Reproduce the listing below character for character; drop every image.

<<<<

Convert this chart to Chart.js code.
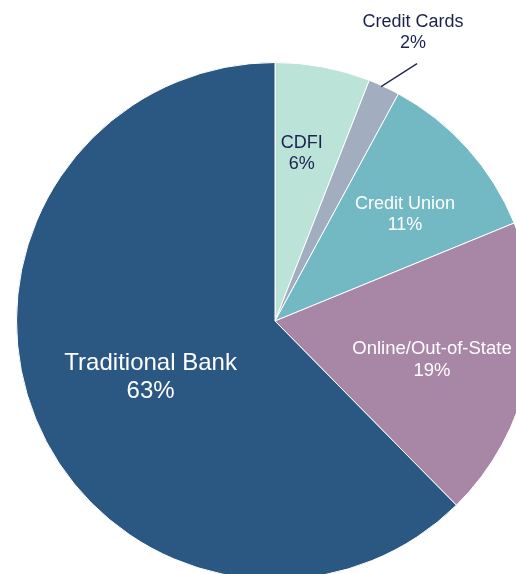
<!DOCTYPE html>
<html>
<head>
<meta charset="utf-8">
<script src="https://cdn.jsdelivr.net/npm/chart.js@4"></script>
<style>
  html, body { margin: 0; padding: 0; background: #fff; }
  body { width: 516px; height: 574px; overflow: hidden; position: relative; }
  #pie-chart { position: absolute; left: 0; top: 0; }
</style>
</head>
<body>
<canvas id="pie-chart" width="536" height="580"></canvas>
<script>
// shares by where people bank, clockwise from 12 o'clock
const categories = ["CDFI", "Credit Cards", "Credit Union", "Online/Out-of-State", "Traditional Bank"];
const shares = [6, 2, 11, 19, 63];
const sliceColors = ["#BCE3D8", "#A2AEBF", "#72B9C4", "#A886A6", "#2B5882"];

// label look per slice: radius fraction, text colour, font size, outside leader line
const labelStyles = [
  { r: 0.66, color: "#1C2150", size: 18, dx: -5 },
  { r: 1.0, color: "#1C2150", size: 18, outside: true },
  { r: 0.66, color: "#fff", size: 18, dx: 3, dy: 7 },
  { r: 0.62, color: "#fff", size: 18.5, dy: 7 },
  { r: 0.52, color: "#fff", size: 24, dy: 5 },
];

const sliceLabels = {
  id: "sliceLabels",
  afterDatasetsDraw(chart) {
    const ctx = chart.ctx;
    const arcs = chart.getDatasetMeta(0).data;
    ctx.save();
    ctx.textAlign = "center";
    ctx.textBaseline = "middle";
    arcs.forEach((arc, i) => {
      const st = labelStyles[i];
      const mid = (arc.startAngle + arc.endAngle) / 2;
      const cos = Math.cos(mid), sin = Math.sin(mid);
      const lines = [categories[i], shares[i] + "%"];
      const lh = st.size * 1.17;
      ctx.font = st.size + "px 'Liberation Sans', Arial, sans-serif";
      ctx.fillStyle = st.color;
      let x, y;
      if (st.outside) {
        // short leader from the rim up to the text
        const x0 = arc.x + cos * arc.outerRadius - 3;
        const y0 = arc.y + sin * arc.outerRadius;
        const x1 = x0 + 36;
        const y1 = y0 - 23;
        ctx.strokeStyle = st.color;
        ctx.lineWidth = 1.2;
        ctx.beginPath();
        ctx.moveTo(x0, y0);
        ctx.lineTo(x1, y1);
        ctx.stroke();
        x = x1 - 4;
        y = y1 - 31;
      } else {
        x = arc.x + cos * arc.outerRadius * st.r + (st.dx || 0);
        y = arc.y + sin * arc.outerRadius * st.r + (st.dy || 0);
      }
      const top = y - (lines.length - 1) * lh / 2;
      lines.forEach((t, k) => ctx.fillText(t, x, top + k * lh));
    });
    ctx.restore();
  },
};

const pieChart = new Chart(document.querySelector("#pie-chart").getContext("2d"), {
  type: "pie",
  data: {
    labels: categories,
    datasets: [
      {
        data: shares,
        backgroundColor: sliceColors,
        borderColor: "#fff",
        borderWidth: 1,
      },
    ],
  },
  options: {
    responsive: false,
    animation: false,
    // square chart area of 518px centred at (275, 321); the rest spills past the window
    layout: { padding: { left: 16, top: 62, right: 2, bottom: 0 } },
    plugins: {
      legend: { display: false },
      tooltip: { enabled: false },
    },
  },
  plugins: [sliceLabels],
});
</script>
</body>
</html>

>>>>

* ANSWER TO THIS EXERCISE
Convert this chart to Chart.js code.
<!DOCTYPE html>
<html>
<head>
<meta charset="utf-8">
<script src="https://cdn.jsdelivr.net/npm/chart.js@4"></script>
<style>
  html, body { margin: 0; padding: 0; background: #fff; }
  body { width: 516px; height: 574px; overflow: hidden; position: relative; }
  #pie-chart { position: absolute; left: 0; top: 0; }
</style>
</head>
<body>
<canvas id="pie-chart" width="536" height="580"></canvas>
<script>
// shares by where people bank, clockwise from 12 o'clock
const categories = ["CDFI", "Credit Cards", "Credit Union", "Online/Out-of-State", "Traditional Bank"];
const shares = [6, 2, 11, 19, 63];
const sliceColors = ["#BCE3D8", "#A2AEBF", "#72B9C4", "#A886A6", "#2B5882"];

// label look per slice: radius fraction, text colour, font size, outside leader line
const labelStyles = [
  { r: 0.66, color: "#1C2150", size: 18, dx: -5 },
  { r: 1.0, color: "#1C2150", size: 18, outside: true },
  { r: 0.66, color: "#fff", size: 18, dx: 3, dy: 7 },
  { r: 0.62, color: "#fff", size: 18.5, dy: 7 },
  { r: 0.52, color: "#fff", size: 24, dy: 5 },
];

const sliceLabels = {
  id: "sliceLabels",
  afterDatasetsDraw(chart) {
    const ctx = chart.ctx;
    const arcs = chart.getDatasetMeta(0).data;
    ctx.save();
    ctx.textAlign = "center";
    ctx.textBaseline = "middle";
    arcs.forEach((arc, i) => {
      const st = labelStyles[i];
      const mid = (arc.startAngle + arc.endAngle) / 2;
      const cos = Math.cos(mid), sin = Math.sin(mid);
      const lines = [categories[i], shares[i] + "%"];
      const lh = st.size * 1.17;
      ctx.font = st.size + "px 'Liberation Sans', Arial, sans-serif";
      ctx.fillStyle = st.color;
      let x, y;
      if (st.outside) {
        // short leader from the rim up to the text
        const x0 = arc.x + cos * arc.outerRadius - 3;
        const y0 = arc.y + sin * arc.outerRadius;
        const x1 = x0 + 36;
        const y1 = y0 - 23;
        ctx.strokeStyle = st.color;
        ctx.lineWidth = 1.2;
        ctx.beginPath();
        ctx.moveTo(x0, y0);
        ctx.lineTo(x1, y1);
        ctx.stroke();
        x = x1 - 4;
        y = y1 - 31;
      } else {
        x = arc.x + cos * arc.outerRadius * st.r + (st.dx || 0);
        y = arc.y + sin * arc.outerRadius * st.r + (st.dy || 0);
      }
      const top = y - (lines.length - 1) * lh / 2;
      lines.forEach((t, k) => ctx.fillText(t, x, top + k * lh));
    });
    ctx.restore();
  },
};

const pieChart = new Chart(document.querySelector("#pie-chart").getContext("2d"), {
  type: "pie",
  data: {
    labels: categories,
    datasets: [
      {
        data: shares,
        backgroundColor: sliceColors,
        borderColor: "#fff",
        borderWidth: 1,
      },
    ],
  },
  options: {
    responsive: false,
    animation: false,
    // square chart area of 518px centred at (275, 321); the rest spills past the window
    layout: { padding: { left: 16, top: 62, right: 2, bottom: 0 } },
    plugins: {
      legend: { display: false },
      tooltip: { enabled: false },
    },
  },
  plugins: [sliceLabels],
});
</script>
</body>
</html>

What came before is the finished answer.